Information provided>
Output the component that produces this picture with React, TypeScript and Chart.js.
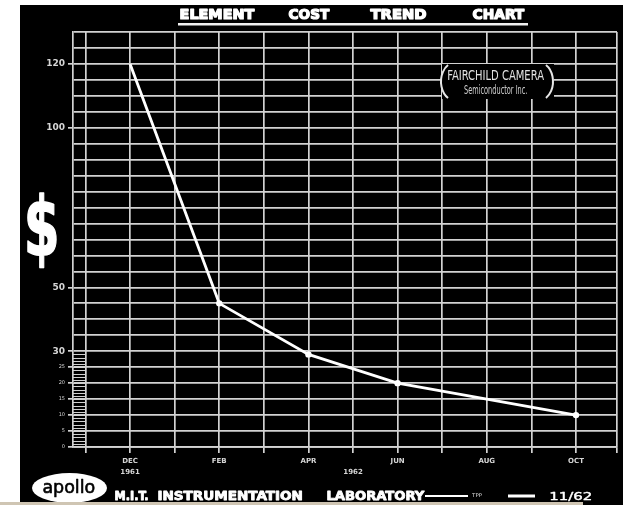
import React, { useEffect, useRef } from 'react';
import { Chart, registerables } from 'chart.js';

Chart.register(...registerables);

// ---- data ----
const monthOffsets = [0, 2, 4, 6, 10]; // months after Dec 1961
const costDollars = [120, 45, 29, 20, 10];
const xTickMonths = [-1, 0, 1, 2, 3, 4, 5, 6, 7, 8, 9, 10];
const xTickLabels: (string | string[])[] = ['', ['DEC', '1961'], '', 'FEB', '', 'APR', ['', '1962'], 'JUN', '', 'AUG', '', 'OCT'];
const yLabeledTicks = [0, 5, 10, 15, 20, 25, 30, 50, 100, 120];
const yBigLabels = [30, 50, 100, 120];
const titleWords = ['ELEMENT', 'COST', 'TREND', 'CHART'];
const footerWords = ['M.I.T.', 'INSTRUMENTATION', 'LABORATORY'];
const footerDate = '11/62';
const logoText = 'apollo';
const sourceLines = ['FAIRCHILD CAMERA', 'Semiconductor Inc.'];
const axisSymbol = '$';

const X_MIN = -1.28;
const X_MAX = 10.92;
const Y_MAX = 130;
const GRID = '#d2d2d2';
const SANS = '"DejaVu Sans", sans-serif';
const COND = '"DejaVu Sans Condensed", "Liberation Sans Narrow", "DejaVu Sans", sans-serif';

function fitText(ctx: CanvasRenderingContext2D, text: string, x0: number, y0: number, x1: number, y1: number, font: string, color: string, stroke = 0) {
  ctx.save();
  ctx.font = font;
  ctx.textAlign = 'left';
  ctx.textBaseline = 'alphabetic';
  const m = ctx.measureText(text);
  const inkW = m.actualBoundingBoxLeft + m.actualBoundingBoxRight;
  const inkH = m.actualBoundingBoxAscent + m.actualBoundingBoxDescent;
  const pad = stroke / 2;
  const sx = (x1 - x0 - stroke) / inkW;
  const sy = (y1 - y0 - stroke) / inkH;
  ctx.translate(x0 + pad, y0 + pad);
  ctx.scale(sx, sy);
  ctx.fillStyle = color;
  ctx.fillText(text, m.actualBoundingBoxLeft, m.actualBoundingBoxAscent);
  if (stroke > 0) {
    ctx.strokeStyle = color;
    ctx.lineJoin = 'round';
    ctx.lineWidth = stroke / Math.min(sx, sy);
    ctx.strokeText(text, m.actualBoundingBoxLeft, m.actualBoundingBoxAscent);
  }
  ctx.restore();
}

const decor = {
  id: 'decor',
  beforeDraw(chart: any) {
    const { ctx, width, height } = chart;
    ctx.save();
    ctx.fillStyle = '#ffffff';
    ctx.fillRect(0, 0, width, height);
    ctx.fillStyle = '#000000';
    ctx.fillRect(20, 5, width - 20, height - 5);
    ctx.restore();
  },
  beforeDatasetsDraw(chart: any) {
    const { ctx, chartArea, scales } = chart;
    const xs = scales.x;
    const ys = scales.y;
    ctx.save();
    // fine ladder between the double left border lines
    ctx.strokeStyle = GRID;
    ctx.lineWidth = 1;
    const xl = chartArea.left;
    const xr = xs.getPixelForValue(-1);
    for (let v = 1; v < 30; v++) {
      const y = Math.round(ys.getPixelForValue(v)) + 0.5;
      ctx.beginPath();
      ctx.moveTo(xl, y);
      ctx.lineTo(xr, y);
      ctx.stroke();
    }
    // source label box
    ctx.fillStyle = '#000';
    ctx.fillRect(442, 64, 112, 35);
    ctx.strokeStyle = '#e6e6e6';
    ctx.lineWidth = 2;
    const a = Math.asin(0.868);
    ctx.beginPath();
    ctx.ellipse(455, 81.5, 14, 19, 0, Math.PI - a, Math.PI + a, false);
    ctx.stroke();
    ctx.beginPath();
    ctx.ellipse(539, 81.5, 14, 19, 0, -a, a, false);
    ctx.stroke();
    ctx.restore();
    fitText(ctx, sourceLines[0], 448, 70, 544, 80, '13px ' + COND, '#e2e2e2');
    fitText(ctx, sourceLines[1], 464, 85, 527, 94, '9px ' + COND, '#d0d0d0');
  },
  afterDraw(chart: any) {
    const { ctx, height } = chart;
    // title
    const tBoxes = [[180, 255], [288, 330], [370, 427], [472, 525]];
    titleWords.forEach((w, i) => fitText(ctx, w, tBoxes[i][0], 8, tBoxes[i][1], 20, 'bold 16px ' + COND, '#ffffff', 1.2));
    ctx.save();
    ctx.fillStyle = '#f0f0f0';
    ctx.fillRect(178, 23, 350, 2.5);
    ctx.restore();
    // dollar sign
    fitText(ctx, axisSymbol, 27, 193, 57, 268, 'bold 80px ' + SANS, '#ffffff', 1);
    // footer
    ctx.save();
    ctx.fillStyle = '#ffffff';
    ctx.beginPath();
    ctx.ellipse(69.5, 488, 37.5, 15, 0, 0, Math.PI * 2);
    ctx.fill();
    ctx.restore();
    fitText(ctx, logoText, 43, 478, 95, 497, '19px ' + SANS, '#000000', 0.6);
    const fBoxes = [[115, 148], [158, 303], [327, 425]];
    footerWords.forEach((w, i) => fitText(ctx, w, fBoxes[i][0], 489, fBoxes[i][1], 500, 'bold 15px ' + COND, '#ffffff', 0.8));
    ctx.save();
    ctx.fillStyle = '#ffffff';
    ctx.fillRect(425, 495, 43, 2);
    ctx.fillRect(508, 494.5, 27, 3);
    ctx.restore();
    fitText(ctx, 'TPP', 471, 493, 482, 497, '5px ' + SANS, '#dddddd');
    fitText(ctx, footerDate, 550, 491, 592, 501, '15px ' + SANS, '#ffffff', 0.4);
    // bottom paper strip
    ctx.save();
    ctx.fillStyle = '#cfc5b3';
    ctx.fillRect(0, 502, 583, height - 502);
    ctx.restore();
  },
};

export default function App() {
  const ref = useRef<HTMLCanvasElement | null>(null);
  useEffect(() => {
    if (!ref.current) return;
    Chart.defaults.font.family = SANS;
    const chart = new Chart(ref.current, {
      type: 'line',
      data: {
        datasets: [
          {
            data: monthOffsets.map((m, i) => ({ x: m, y: costDollars[i] })),
            borderColor: '#ffffff',
            borderWidth: 2.8,
            pointRadius: (c: any) => (c.dataIndex === 0 ? 0 : 3.2),
            pointBackgroundColor: '#ffffff',
            pointBorderWidth: 0,
            tension: 0,
          },
        ],
      },
      options: {
        animation: false,
        responsive: false,
        layout: { padding: { left: 20, right: 6, top: 32, bottom: 18 } },
        plugins: { legend: { display: false }, title: { display: false }, tooltip: { enabled: false } },
        scales: {
          x: {
            type: 'linear',
            min: X_MIN,
            max: X_MAX,
            afterBuildTicks: (s: any) => {
              s.ticks = [...xTickMonths, X_MAX].map((v) => ({ value: v }));
            },
            afterFit: (s: any) => {
              s.height = 40;
            },
            grid: { color: GRID, lineWidth: 1.7, tickLength: 6, tickColor: GRID, drawTicks: true },
            border: { display: true, color: GRID, width: 1.7 },
            ticks: {
              autoSkip: false,
              maxRotation: 0,
              padding: 3,
              color: '#d6d6d6',
              font: { family: SANS, size: 7, weight: 'bold', lineHeight: 1.55 },
              callback: (v: any) => {
                const i = xTickMonths.indexOf(v);
                return i >= 0 ? xTickLabels[i] : '';
              },
            },
          },
          y: {
            type: 'linear',
            min: 0,
            max: Y_MAX,
            afterFit: (s: any) => {
              s.width = 53;
            },
            grid: {
              color: GRID,
              lineWidth: 1.7,
              tickLength: 5,
              tickColor: (c: any) => (c.tick && yLabeledTicks.includes(c.tick.value) ? GRID : 'rgba(0,0,0,0)'),
            },
            border: { display: true, color: GRID, width: 1.7 },
            ticks: {
              stepSize: 5,
              autoSkip: false,
              padding: 3,
              color: '#d6d6d6',
              font: (c: any) =>
                c.tick && yBigLabels.includes(c.tick.value)
                  ? { family: SANS, size: 9, weight: 'bold' }
                  : { family: SANS, size: 5 },
              callback: (v: any) => (yLabeledTicks.includes(v) ? String(v) : ''),
            },
          },
        },
      },
      plugins: [decor],
    } as any);
    return () => chart.destroy();
  }, []);
  return (
    <div style={{ position: 'fixed', left: 0, top: 0, width: 623, height: 505, background: '#fff' }}>
      <canvas ref={ref} width={623} height={505} style={{ width: 623, height: 505, display: 'block' }} />
    </div>
  );
}
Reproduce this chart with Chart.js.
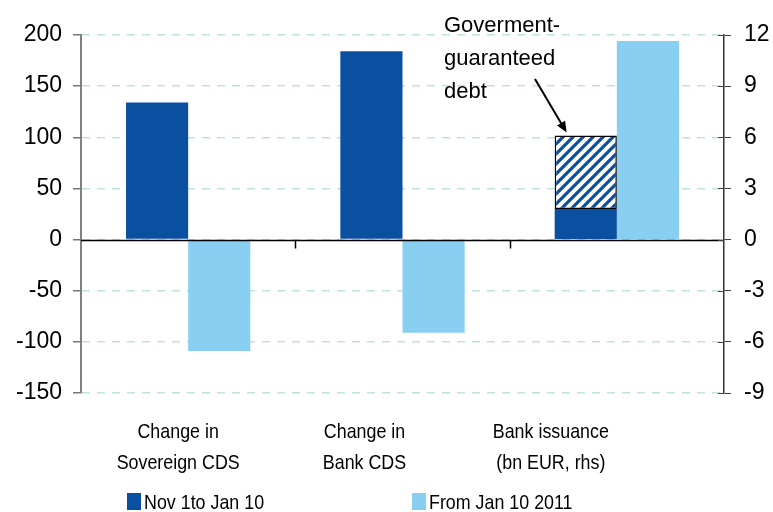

Stated goal> Restate the lines of the records exactly, starting at the first and stopping after the line with "Chart.register(...registerables);". Leave out any picture.

Correct output>
Output the component that produces this picture with React, TypeScript and Chart.js.
import React, { useEffect, useRef } from 'react';
import { Chart, registerables } from 'chart.js';

Chart.register(...registerables);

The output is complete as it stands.